Following his stunning Heaton concerto performance with Foden’s on Friday evening, Ian Bousfield returned on Sunday afternoon for this equally remarkable recital.
It was a display of a complete artist; a flawless technique backed by a stylistic appreciation of works by Glinka, Staar, Korngold, Webern and Pryor that was utterly unequivocal.
His animated physicality was mesmeric; playing off the front foot like a batsman ready to drive through the covers, huge breaths gulping in copious lungfuls of air. There was no arrogance to his self-confidence however, just a level of artistry that was truly inspiring.
Generous and witty in spirit with his fellow performers, his ability to mould his sound - from orchestral heft to gossamer delicacy formed phrases coloured, textured and shaped in a bewildering 3D tessitura.

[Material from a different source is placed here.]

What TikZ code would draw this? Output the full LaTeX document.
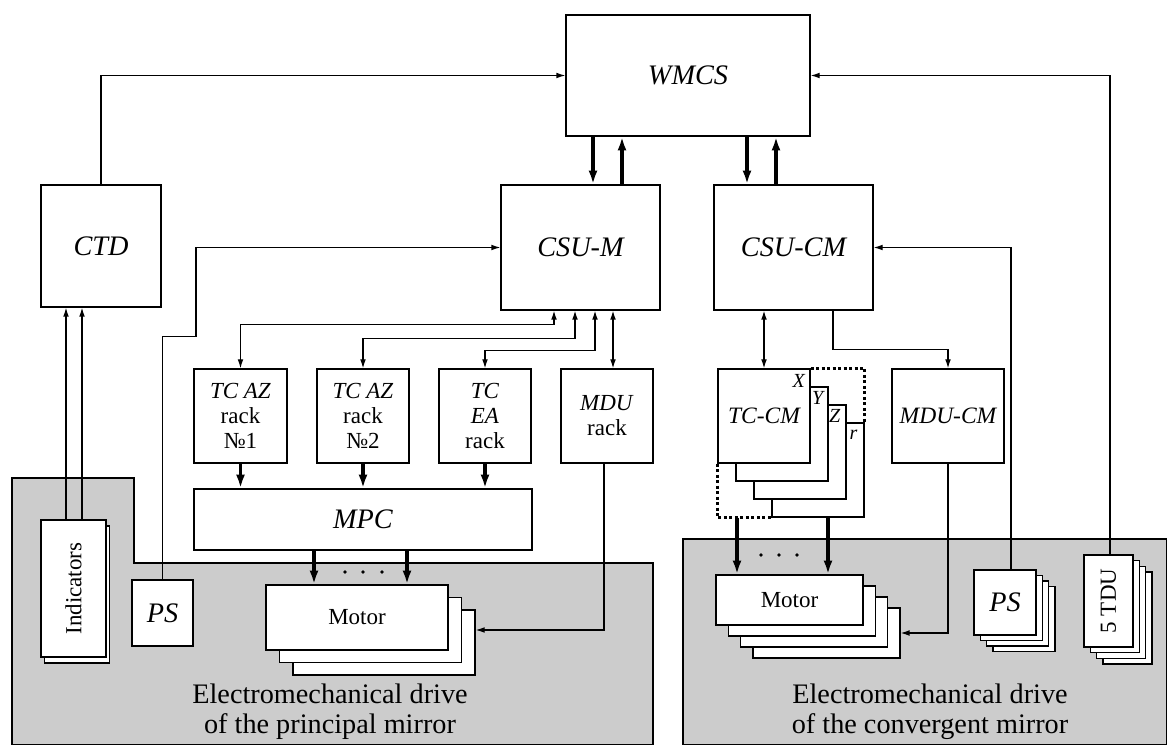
\documentclass[tikz,border=0pt]{standalone}
\usepackage{fontspec}
\setmainfont{Liberation Serif}
\usetikzlibrary{arrows.meta, calc}
\tikzset{
    blk/.style 2 args={draw, fill=white, line width=0.5pt, inner sep=0pt,
        minimum width=#1*0.4pt, minimum height=#2*0.4pt, align=center},
    bigtxt/.style={font=\fontsize{11.3}{13}\selectfont\itshape},
    midtxt/.style={font=\fontsize{9.4}{10}\selectfont\itshape},
    smltxt/.style={font=\fontsize{9.2}{10}\selectfont},
    tagtxt/.style={font=\fontsize{8}{9}\selectfont\itshape, inner sep=0pt},
    captxt/.style={font=\fontsize{11.3}{12}\selectfont, align=center},
    zone/.style={draw, line width=0.5pt, fill=black!20},
    arr/.style={line width=0.5pt, -{Latex[length=3.6pt, width=2.3pt]}},
    darr/.style={line width=0.5pt, {Latex[length=3.6pt, width=2.3pt]}-{Latex[length=3.6pt, width=2.3pt]}},
    tarr/.style={line width=1.4pt, -{Latex[length=5.5pt, width=3.6pt]}},
    dotln/.style={line width=1.2pt, densely dotted}
}

\begin{document}
\begin{tikzpicture}[x=0.4pt, y=-0.4pt]
\useasboundingbox (0,0) rectangle (1167,745);

% Bereiche der Antriebe
\draw[zone] (12,745) -- (12,478) -- (134,478) -- (134,563) -- (653,563) -- (653,745) -- cycle;
\draw[zone] (683,745) -- (683,539) -- (1167,539) -- (1167,745) -- cycle;

% Hauptbloecke
\node[blk={244}{121}, bigtxt] (wmcs) at (688,75.5) {WMCS};
\node[blk={120}{122}, bigtxt] (ctd) at (101,246) {CTD};
\node[blk={159}{125}, bigtxt] (csum) at (580.5,247.5) {CSU-M};
\node[blk={159}{125}, bigtxt] (csucm) at (793.5,247.5) {CSU-CM};

% Schraenke
\node[blk={93}{94}, smltxt] (tcaz1) at (240.5,416) {\textit{TC AZ}\\rack\\№1};
\node[blk={92}{94}, smltxt] (tcaz2) at (363,416) {\textit{TC AZ}\\rack\\№2};
\node[blk={92}{94}, smltxt] (tcea) at (485,416) {\textit{TC}\\\textit{EA}\\rack};
\node[blk={92}{94}, smltxt] (mdu) at (607,416) {\textit{MDU}\\rack};
\node[blk={338}{61}, bigtxt] (mpc) at (363,519.5) {MPC};

% Motoren links
\node[blk={182}{65}] (mota3) at (384,642.5) {};
\node[blk={182}{65}] (mota2) at (370.5,630) {};
\node[blk={182}{65}, smltxt] (mota1) at (357,617.5) {Motor};

% PS und Anzeigen
\node[blk={61}{66}, bigtxt] (ps1) at (162.5,613) {PS};
\node[blk={65}{137}] (indb) at (77,594.5) {};
\node[blk={65}{137}, smltxt] (ind) at (73.5,588.5) {\rotatebox{90}{Indicators}};

% TC-CM Stapel
\node[blk={92}{94}] (tcr) at (818,470) {};
\node[blk={92}{94}] (tcz) at (800,452) {};
\node[blk={92}{94}] (tcy) at (782,434) {};
\node[blk={92}{94}, midtxt] (tccm) at (764,416) {TC-CM};
\node[tagtxt] (tagx) at ($(tccm.north east)+(-12,13)$) {X};
\node[tagtxt] (tagy) at ($(tcy.north east)+(-11,12)$) {Y};
\node[tagtxt] (tagz) at ($(tcz.north east)+(-12,12)$) {Z};
\node[tagtxt] (tagr) at ($(tcr.north east)+(-11,12)$) {r};
\node[blk={112}{94}, midtxt] (mducm) at (948,416) {MDU-CM};

% Motoren rechts
\node[blk={147}{50}] (mot2d) at (826.4,633) {};
\node[blk={147}{50}] (mot2c) at (814.1,622) {};
\node[blk={147}{50}] (mot2b) at (801.8,611) {};
\node[blk={147}{50}, smltxt] (mot2a) at (789.5,600) {Motor};

% PS rechts
\node[blk={62}{65}] (ps2d) at (1024,619) {};
\node[blk={62}{65}] (ps2c) at (1017.6,613.5) {};
\node[blk={62}{65}] (ps2b) at (1011.3,608) {};
\node[blk={62}{65}, bigtxt] (ps2a) at (1005,602.5) {PS};

% 5 TDU
\node[blk={49}{92}] (tdud) at (1127.4,618.1) {};
\node[blk={49}{92}] (tduc) at (1121.1,612.4) {};
\node[blk={49}{92}] (tdub) at (1114.8,606.7) {};
\node[blk={49}{92}, smltxt] (tdua) at (1108.5,601) {\rotatebox{90}{5 TDU}};

% Beschriftung
\node[captxt] (capl) at (330,712) {Electromechanical drive\\of the principal mirror};
\node[captxt] (capr) at (930,712) {Electromechanical drive\\of the convergent mirror};

% Verbindungen oben
\draw[arr] (ctd.north) |- (wmcs.west);
\draw[arr] ($(tdua.north)+(1.5,0)$) |- (wmcs.east);
\coordinate (w1) at ($(wmcs.south)+(-95,0)$);
\coordinate (w2) at ($(wmcs.south)+(-66,0)$);
\coordinate (w3) at ($(wmcs.south)+(59,0)$);
\coordinate (w4) at ($(wmcs.south)+(88,0)$);
\draw[tarr] (w1) -- (w1 |- csum.north);
\draw[tarr] (w2 |- csum.north) -- (w2);
\draw[tarr] (w3) -- (w3 |- csucm.north);
\draw[tarr] (w4 |- csucm.north) -- (w4);

% Anzeigen zu CTD
\coordinate (i1) at ($(ind.north)+(-7.5,0)$);
\coordinate (i2) at ($(ind.north)+(8.5,0)$);
\draw[arr] (i1) -- (i1 |- ctd.south);
\draw[arr] (i2) -- (i2 |- ctd.south);

% PS zu CSU-M
\coordinate (psbend) at ($(ps1.north)+(33.5,-243)$);
\draw[arr] (ps1.north) |- (psbend) |- (csum.west);

% CSU-M zu Schraenken
\coordinate (c1) at ($(csum.south)+(-26.5,0)$);
\coordinate (c2) at ($(csum.south)+(-5.5,0)$);
\coordinate (c3) at ($(csum.south)+(14.5,0)$);
\coordinate (c4) at ($(mdu.north)+(6,0)$);
\draw[darr] (tcaz1.north) |- ($(c1)+(0,14)$) -- (c1);
\draw[darr] (tcaz2.north) |- ($(c2)+(0,28)$) -- (c2);
\draw[darr] (tcea.north) |- ($(c3)+(0,40)$) -- (c3);
\draw[darr] (c4 |- csum.south) -- (c4);

% Schraenke zu MPC
\draw[tarr] (tcaz1.south) -- (tcaz1.south |- mpc.north);
\draw[tarr] (tcaz2.south) -- (tcaz2.south |- mpc.north);
\draw[tarr] (tcea.south) -- (tcea.south |- mpc.north);

% MPC zu Motoren
\coordinate (p1) at ($(mpc.south)+(-49,0)$);
\coordinate (p2) at ($(mpc.south)+(44,0)$);
\draw[tarr] (p1) -- (p1 |- mota1.north);
\draw[tarr] (p2) -- (p2 |- mota1.north);
\fill (345,572) circle (1.8);
\fill (363,572) circle (1.8);
\fill (382,572) circle (1.8);
\draw[arr] ($(mdu.south)+(-3,0)$) |- (mota3.east |- mota2.east);

% rechte Seite
\draw[darr] (tccm.north |- csucm.south) -- (tccm.north);
\draw[arr] ($(csucm.south)+(39.5,0)$) |- ($(mducm.north)+(0,-19)$) -- (mducm.north);
\draw[dotln] (tccm.north east) -| (tcr.north east);
\draw[dotln] (tccm.south west) |- (tcr.south west);
\coordinate (q1) at ($(mot2a.north)+(-52.5,0)$);
\coordinate (q2) at ($(mot2a.north)+(38.5,0)$);
\draw[tarr] (q1 |- tcr.south) -- (q1);
\draw[tarr] (q2 |- tcr.south) -- (q2);
\fill (761,555) circle (1.8);
\fill (779,555) circle (1.8);
\fill (797,555) circle (1.8);
\draw[arr] (mducm.south) |- (mot2d.east);
\draw[arr] ($(ps2a.north)+(6,0)$) |- (csucm.east);
\end{tikzpicture}
\end{document}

The dynamic control was astonishing; pianissimo playing of such fragile beauty, yet seemingly hewn out of cast iron.
Glinka’s ‘Sonatensatz in G Minor’ originally for viola and transcribed by the soloist reeked of graceful elegance and dignified authority.

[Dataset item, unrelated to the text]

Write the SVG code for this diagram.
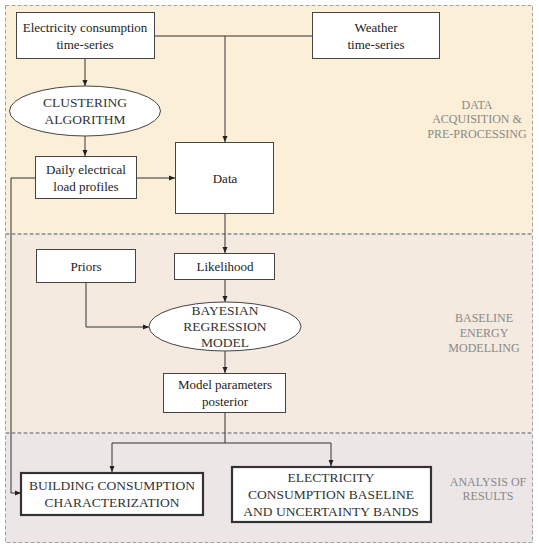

Rene Staar’s ‘Panic and Irony’ had a touch of personal bite - divorce it seemed strengthening the feelings of loss and alienation; the playing full of angst and anguish that seeped through its veins.
It segued into Korngold’s richly melancholic dance songs of visions of death in Bruges. ‘Pierrot’s Lied' and 'Marietta’s Lied' from 'Die Tote Stadt’ were troubling but stringent in their exactness. It left you in a cold sweat of apprehension.
Rene Staar’s ‘Panic and Irony’ had a touch of personal bite – divorce it seemed strengthening the feelings of loss and alienation; the playing full of angst and anguish that seeped through its veins.
Webern’s ‘Langsamer Staz for Trombone Quartet’ was originally a slow movement for string quartet inspired by a 1905 hike the composer took into the Vienna mountains with his future wife.
This was a type of romanticism that had echoes of Brahms through a prism of Schoenberg and Berg – a tonal idiom full of touching affection. It was a foursome of sublime excellence.
A stunning hour was rounded off with a showboat rendition of Arthur Pryor’s iconic ‘Bluebells of Scotland’ - played with a stylistic wit that left you in no doubt of the seriousness of the brilliance on display.
The touching homage of ‘Share My Yoke’ in memory of friends lost in James Watson, Maurice Murphy and Rod Franks was a moment to cherish.